TASK OBJECTIVE — Exactly the lines from the start of the data below through the line that contains "ax.set_facecolor('#ffff99')" are to be copied, with pictures left out.

BEGIN RECORDS FOR PROCESSING

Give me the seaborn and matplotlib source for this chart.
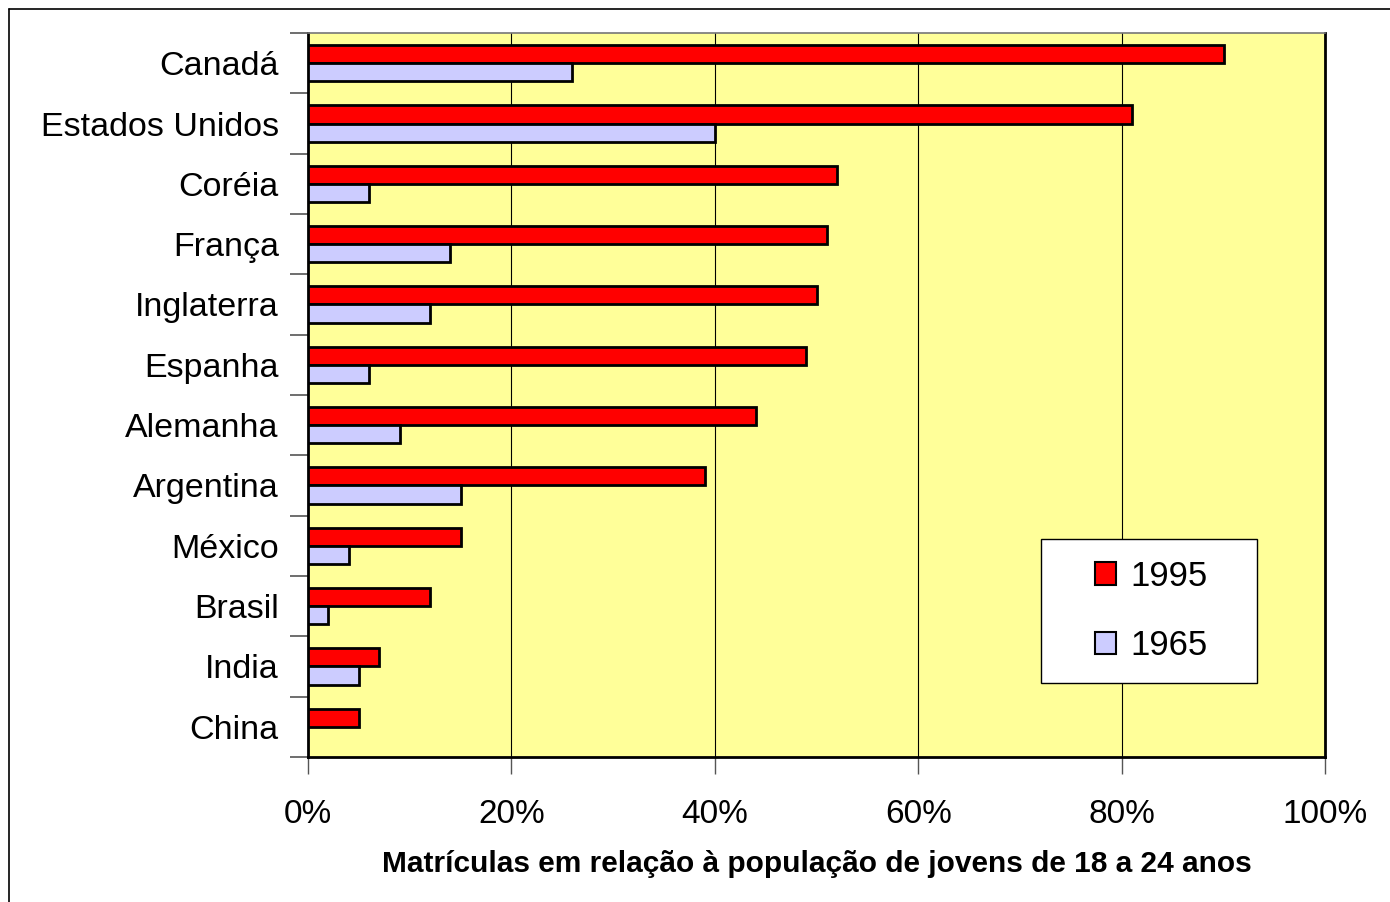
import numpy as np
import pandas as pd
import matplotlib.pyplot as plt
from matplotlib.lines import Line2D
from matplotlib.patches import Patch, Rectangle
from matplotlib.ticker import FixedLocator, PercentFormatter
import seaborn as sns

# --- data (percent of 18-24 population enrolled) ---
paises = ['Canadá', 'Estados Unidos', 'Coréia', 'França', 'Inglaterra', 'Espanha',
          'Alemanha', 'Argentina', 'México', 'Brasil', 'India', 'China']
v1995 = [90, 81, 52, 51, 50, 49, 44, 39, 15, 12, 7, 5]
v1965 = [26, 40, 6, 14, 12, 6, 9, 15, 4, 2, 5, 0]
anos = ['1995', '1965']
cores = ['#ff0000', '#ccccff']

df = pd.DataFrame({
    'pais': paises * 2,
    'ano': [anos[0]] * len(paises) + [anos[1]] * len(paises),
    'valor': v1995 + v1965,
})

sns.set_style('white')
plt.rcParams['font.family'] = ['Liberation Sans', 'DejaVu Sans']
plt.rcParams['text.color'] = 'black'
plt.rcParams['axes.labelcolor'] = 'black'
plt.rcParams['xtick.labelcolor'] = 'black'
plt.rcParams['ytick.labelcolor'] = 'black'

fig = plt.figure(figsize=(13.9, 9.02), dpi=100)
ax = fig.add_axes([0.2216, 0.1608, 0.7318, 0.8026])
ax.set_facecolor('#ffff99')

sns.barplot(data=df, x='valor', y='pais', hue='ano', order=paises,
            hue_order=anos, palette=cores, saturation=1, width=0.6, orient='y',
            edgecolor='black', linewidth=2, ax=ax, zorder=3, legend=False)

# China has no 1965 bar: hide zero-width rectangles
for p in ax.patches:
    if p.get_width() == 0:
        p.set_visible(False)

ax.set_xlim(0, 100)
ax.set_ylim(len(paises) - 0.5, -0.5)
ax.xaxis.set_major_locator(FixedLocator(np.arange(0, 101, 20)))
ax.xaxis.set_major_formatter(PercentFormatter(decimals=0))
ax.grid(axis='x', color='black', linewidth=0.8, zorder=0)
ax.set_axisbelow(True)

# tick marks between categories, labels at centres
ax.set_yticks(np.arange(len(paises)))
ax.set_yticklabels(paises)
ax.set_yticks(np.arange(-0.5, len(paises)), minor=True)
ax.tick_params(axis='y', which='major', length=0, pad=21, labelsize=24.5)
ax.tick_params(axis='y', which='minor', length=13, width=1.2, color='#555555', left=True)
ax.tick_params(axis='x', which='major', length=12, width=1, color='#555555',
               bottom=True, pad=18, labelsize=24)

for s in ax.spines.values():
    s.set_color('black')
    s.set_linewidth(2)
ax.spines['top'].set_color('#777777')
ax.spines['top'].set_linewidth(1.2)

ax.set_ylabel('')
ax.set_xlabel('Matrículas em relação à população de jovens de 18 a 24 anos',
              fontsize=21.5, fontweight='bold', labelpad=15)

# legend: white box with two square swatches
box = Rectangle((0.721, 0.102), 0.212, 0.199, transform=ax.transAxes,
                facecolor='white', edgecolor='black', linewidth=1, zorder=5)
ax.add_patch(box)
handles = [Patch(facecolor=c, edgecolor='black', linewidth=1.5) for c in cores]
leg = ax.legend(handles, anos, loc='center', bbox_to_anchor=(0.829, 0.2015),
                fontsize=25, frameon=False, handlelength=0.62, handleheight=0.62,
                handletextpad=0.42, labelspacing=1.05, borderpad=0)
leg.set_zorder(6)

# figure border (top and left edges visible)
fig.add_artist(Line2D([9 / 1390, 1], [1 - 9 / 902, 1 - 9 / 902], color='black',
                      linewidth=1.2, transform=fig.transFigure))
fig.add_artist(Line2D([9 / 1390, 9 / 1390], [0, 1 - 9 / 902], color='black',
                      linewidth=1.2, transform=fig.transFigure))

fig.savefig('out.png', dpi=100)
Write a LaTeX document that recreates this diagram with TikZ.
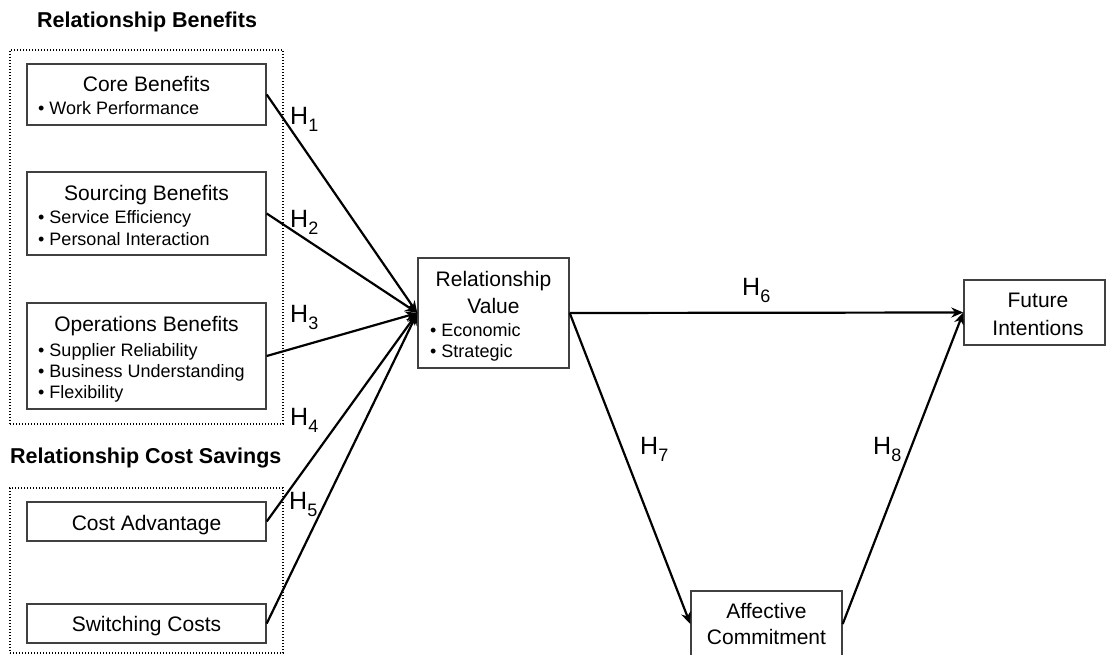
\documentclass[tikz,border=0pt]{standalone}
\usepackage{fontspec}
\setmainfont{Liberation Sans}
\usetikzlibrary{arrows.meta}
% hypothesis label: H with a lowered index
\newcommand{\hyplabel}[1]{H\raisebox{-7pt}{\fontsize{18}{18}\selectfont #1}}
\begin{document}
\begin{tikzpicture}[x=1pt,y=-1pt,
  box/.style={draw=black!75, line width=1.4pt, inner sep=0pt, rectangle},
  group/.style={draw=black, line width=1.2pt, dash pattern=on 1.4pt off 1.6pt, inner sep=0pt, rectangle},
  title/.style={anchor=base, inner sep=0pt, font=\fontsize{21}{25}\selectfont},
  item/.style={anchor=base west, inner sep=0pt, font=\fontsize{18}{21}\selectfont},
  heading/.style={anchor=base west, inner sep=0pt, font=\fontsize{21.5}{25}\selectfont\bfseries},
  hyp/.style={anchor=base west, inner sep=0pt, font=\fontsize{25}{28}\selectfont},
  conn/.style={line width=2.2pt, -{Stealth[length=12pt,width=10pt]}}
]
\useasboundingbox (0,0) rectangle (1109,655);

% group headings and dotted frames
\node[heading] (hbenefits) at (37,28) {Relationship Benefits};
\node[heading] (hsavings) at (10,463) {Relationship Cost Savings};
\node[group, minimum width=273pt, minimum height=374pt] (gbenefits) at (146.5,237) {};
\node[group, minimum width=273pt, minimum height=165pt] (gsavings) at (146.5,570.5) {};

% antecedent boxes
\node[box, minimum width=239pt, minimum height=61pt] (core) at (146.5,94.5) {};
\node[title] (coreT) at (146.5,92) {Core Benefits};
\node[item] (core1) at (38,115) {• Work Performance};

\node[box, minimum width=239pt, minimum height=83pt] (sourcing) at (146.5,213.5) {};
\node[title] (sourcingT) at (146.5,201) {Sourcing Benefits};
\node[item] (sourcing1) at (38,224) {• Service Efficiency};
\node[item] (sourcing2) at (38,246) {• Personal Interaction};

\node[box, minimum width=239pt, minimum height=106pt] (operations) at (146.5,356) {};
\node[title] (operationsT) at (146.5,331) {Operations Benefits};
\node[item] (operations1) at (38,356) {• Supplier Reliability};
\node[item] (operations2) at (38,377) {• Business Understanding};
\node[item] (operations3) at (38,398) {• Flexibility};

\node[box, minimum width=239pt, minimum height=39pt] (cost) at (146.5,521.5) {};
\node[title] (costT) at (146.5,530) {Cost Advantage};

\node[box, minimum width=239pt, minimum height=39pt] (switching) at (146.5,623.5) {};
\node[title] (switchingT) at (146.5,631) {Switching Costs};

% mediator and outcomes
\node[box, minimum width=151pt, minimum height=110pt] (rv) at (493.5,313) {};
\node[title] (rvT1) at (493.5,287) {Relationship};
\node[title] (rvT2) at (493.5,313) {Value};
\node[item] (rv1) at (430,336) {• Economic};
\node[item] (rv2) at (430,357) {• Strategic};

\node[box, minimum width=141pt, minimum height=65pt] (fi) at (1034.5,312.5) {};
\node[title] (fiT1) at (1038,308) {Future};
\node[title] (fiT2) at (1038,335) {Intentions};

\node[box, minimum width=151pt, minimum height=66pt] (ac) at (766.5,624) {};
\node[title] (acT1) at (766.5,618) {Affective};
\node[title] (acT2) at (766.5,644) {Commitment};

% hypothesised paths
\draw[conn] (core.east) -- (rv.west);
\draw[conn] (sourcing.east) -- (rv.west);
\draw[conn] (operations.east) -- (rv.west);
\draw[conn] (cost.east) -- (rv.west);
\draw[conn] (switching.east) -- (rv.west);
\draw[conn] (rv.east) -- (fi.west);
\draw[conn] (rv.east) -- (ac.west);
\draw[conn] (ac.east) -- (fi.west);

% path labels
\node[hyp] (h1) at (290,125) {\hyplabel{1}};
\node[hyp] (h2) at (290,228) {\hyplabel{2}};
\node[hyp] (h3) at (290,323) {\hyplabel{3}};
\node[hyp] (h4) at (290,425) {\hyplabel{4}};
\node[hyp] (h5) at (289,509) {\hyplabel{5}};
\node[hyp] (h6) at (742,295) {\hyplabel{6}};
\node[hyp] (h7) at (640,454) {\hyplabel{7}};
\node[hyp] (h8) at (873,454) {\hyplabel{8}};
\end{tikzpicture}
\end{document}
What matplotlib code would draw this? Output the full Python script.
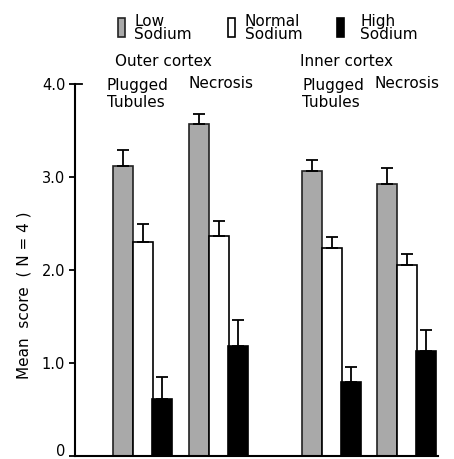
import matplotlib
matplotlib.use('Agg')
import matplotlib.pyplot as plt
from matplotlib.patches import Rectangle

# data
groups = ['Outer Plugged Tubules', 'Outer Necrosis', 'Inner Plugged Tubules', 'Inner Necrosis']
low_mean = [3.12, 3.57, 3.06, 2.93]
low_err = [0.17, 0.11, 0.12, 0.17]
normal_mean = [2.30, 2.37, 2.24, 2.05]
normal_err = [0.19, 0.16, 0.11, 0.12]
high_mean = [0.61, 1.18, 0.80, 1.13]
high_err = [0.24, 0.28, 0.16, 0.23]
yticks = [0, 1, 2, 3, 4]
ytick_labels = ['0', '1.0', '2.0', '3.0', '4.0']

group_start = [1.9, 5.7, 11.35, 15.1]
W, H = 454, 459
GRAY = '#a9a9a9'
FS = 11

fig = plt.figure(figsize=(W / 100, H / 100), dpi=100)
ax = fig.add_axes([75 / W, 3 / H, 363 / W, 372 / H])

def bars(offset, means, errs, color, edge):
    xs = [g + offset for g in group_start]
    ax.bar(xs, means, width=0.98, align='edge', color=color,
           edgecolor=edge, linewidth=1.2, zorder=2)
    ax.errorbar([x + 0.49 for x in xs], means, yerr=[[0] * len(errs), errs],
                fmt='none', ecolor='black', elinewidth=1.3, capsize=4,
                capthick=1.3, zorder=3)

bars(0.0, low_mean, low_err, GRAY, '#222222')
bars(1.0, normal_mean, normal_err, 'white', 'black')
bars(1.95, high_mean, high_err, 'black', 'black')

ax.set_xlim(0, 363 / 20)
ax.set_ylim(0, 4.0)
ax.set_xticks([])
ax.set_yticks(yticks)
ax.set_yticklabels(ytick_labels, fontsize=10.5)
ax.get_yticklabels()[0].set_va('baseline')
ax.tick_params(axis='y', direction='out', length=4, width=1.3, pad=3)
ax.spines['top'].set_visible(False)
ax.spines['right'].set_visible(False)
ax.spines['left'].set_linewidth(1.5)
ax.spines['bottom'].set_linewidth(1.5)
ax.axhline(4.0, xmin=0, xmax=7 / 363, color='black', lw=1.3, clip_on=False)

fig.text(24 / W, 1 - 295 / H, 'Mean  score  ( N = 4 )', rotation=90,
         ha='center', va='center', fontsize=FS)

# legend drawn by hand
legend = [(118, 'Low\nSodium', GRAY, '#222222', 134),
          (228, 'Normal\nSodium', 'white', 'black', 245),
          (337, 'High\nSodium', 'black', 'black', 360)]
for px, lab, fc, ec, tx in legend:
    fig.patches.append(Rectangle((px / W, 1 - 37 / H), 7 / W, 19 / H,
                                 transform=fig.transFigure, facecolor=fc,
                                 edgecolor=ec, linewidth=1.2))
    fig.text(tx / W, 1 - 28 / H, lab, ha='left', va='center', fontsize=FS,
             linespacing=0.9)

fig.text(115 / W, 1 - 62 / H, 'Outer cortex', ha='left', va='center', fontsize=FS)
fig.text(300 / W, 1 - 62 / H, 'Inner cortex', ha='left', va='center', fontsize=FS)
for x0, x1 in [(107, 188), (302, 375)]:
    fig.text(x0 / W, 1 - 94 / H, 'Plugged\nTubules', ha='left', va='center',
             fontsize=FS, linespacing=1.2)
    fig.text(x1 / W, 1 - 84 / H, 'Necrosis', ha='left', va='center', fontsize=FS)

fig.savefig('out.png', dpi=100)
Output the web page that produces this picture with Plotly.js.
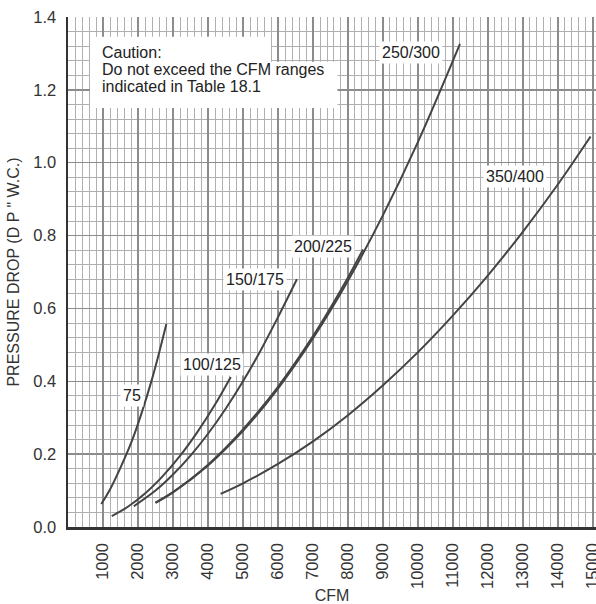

END RECORDS FOR PROCESSING

REPLY —
Give me the seaborn and matplotlib source for this chart.
import numpy as np
import pandas as pd
import matplotlib.pyplot as plt
from matplotlib.lines import Line2D
from matplotlib.patches import Patch, Rectangle
from matplotlib.ticker import FixedLocator, PercentFormatter
import seaborn as sns

# --- data (percent of 18-24 population enrolled) ---
paises = ['Canadá', 'Estados Unidos', 'Coréia', 'França', 'Inglaterra', 'Espanha',
          'Alemanha', 'Argentina', 'México', 'Brasil', 'India', 'China']
v1995 = [90, 81, 52, 51, 50, 49, 44, 39, 15, 12, 7, 5]
v1965 = [26, 40, 6, 14, 12, 6, 9, 15, 4, 2, 5, 0]
anos = ['1995', '1965']
cores = ['#ff0000', '#ccccff']

df = pd.DataFrame({
    'pais': paises * 2,
    'ano': [anos[0]] * len(paises) + [anos[1]] * len(paises),
    'valor': v1995 + v1965,
})

sns.set_style('white')
plt.rcParams['font.family'] = ['Liberation Sans', 'DejaVu Sans']
plt.rcParams['text.color'] = 'black'
plt.rcParams['axes.labelcolor'] = 'black'
plt.rcParams['xtick.labelcolor'] = 'black'
plt.rcParams['ytick.labelcolor'] = 'black'

fig = plt.figure(figsize=(13.9, 9.02), dpi=100)
ax = fig.add_axes([0.2216, 0.1608, 0.7318, 0.8026])
ax.set_facecolor('#ffff99')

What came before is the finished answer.